**To do:**
Begin with the first line below and retype each line exactly through the line containing "1215.3, 1217.5, 1225]". Any pictures are to be left out.

**Data extract:**
------------------------------------------------------------------------

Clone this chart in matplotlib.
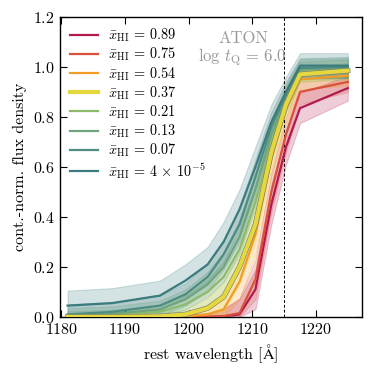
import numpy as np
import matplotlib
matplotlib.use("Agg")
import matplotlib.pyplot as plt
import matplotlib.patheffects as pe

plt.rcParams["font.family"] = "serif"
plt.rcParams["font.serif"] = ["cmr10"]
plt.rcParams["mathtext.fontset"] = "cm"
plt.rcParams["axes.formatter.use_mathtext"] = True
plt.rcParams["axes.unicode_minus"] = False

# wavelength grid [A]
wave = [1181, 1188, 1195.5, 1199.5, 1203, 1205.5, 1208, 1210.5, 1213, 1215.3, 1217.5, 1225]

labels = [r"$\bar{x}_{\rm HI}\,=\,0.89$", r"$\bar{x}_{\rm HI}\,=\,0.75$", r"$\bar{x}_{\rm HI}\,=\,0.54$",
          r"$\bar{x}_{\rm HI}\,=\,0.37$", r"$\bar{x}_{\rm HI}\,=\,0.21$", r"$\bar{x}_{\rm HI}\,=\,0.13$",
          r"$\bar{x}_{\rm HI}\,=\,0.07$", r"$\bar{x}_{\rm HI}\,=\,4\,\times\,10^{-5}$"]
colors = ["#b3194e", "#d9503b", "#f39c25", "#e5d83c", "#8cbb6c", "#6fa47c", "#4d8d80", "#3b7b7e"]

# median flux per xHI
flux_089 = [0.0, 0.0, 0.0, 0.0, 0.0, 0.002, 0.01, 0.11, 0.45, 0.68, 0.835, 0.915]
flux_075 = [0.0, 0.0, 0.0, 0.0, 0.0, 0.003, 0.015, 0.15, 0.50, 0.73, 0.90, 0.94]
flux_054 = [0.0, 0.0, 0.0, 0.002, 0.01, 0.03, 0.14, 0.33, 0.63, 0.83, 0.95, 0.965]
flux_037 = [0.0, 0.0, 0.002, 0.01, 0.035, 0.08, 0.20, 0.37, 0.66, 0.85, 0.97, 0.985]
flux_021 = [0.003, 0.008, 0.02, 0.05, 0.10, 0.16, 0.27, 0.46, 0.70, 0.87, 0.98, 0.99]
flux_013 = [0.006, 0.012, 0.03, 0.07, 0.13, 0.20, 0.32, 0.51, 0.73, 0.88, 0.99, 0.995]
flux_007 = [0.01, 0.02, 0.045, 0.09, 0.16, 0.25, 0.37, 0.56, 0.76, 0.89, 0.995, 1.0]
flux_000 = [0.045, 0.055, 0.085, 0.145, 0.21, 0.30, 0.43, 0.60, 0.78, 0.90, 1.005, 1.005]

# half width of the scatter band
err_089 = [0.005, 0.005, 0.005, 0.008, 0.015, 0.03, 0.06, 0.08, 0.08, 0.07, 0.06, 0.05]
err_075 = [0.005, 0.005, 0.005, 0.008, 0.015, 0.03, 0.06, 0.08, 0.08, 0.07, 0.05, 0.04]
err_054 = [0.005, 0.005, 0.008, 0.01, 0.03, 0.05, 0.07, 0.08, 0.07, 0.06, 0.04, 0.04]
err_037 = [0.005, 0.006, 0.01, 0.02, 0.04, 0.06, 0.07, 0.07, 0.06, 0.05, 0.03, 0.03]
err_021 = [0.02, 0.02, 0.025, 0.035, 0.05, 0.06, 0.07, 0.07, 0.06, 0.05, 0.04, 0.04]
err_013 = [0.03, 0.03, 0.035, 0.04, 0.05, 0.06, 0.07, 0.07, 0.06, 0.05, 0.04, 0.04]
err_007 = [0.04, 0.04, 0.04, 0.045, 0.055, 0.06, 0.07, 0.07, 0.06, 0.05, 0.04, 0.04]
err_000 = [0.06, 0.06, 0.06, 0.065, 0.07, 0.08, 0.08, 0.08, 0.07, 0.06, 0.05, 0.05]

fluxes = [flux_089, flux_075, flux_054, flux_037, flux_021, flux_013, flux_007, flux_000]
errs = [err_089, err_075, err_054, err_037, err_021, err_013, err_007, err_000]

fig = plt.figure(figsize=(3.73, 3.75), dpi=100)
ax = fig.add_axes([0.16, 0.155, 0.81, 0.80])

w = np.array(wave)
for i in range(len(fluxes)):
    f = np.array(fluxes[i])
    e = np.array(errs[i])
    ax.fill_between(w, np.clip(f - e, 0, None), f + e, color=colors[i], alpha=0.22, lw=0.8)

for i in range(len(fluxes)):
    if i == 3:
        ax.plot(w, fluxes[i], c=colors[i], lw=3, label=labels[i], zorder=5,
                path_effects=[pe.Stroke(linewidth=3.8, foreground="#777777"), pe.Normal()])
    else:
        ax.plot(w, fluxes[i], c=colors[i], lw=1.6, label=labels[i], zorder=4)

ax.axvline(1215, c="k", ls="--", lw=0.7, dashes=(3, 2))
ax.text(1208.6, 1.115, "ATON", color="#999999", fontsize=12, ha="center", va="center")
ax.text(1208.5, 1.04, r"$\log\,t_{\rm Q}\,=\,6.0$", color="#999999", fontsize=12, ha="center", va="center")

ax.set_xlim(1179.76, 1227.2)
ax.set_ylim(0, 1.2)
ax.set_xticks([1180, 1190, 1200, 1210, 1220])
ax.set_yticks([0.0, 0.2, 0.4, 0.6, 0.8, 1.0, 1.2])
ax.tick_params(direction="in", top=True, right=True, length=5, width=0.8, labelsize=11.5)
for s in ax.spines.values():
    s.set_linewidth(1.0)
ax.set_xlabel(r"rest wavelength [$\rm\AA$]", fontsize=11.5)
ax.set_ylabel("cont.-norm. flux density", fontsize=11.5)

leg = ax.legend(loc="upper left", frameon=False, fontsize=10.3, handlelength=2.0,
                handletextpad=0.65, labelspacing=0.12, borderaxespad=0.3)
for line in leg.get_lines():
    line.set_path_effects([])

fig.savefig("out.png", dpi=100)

------------------------------------------------------------------------

**In response:**
Clone this chart in matplotlib.
import numpy as np
import matplotlib
matplotlib.use("Agg")
import matplotlib.pyplot as plt
import matplotlib.patheffects as pe

plt.rcParams["font.family"] = "serif"
plt.rcParams["font.serif"] = ["cmr10"]
plt.rcParams["mathtext.fontset"] = "cm"
plt.rcParams["axes.formatter.use_mathtext"] = True
plt.rcParams["axes.unicode_minus"] = False

# wavelength grid [A]
wave = [1181, 1188, 1195.5, 1199.5, 1203, 1205.5, 1208, 1210.5, 1213, 1215.3, 1217.5, 1225]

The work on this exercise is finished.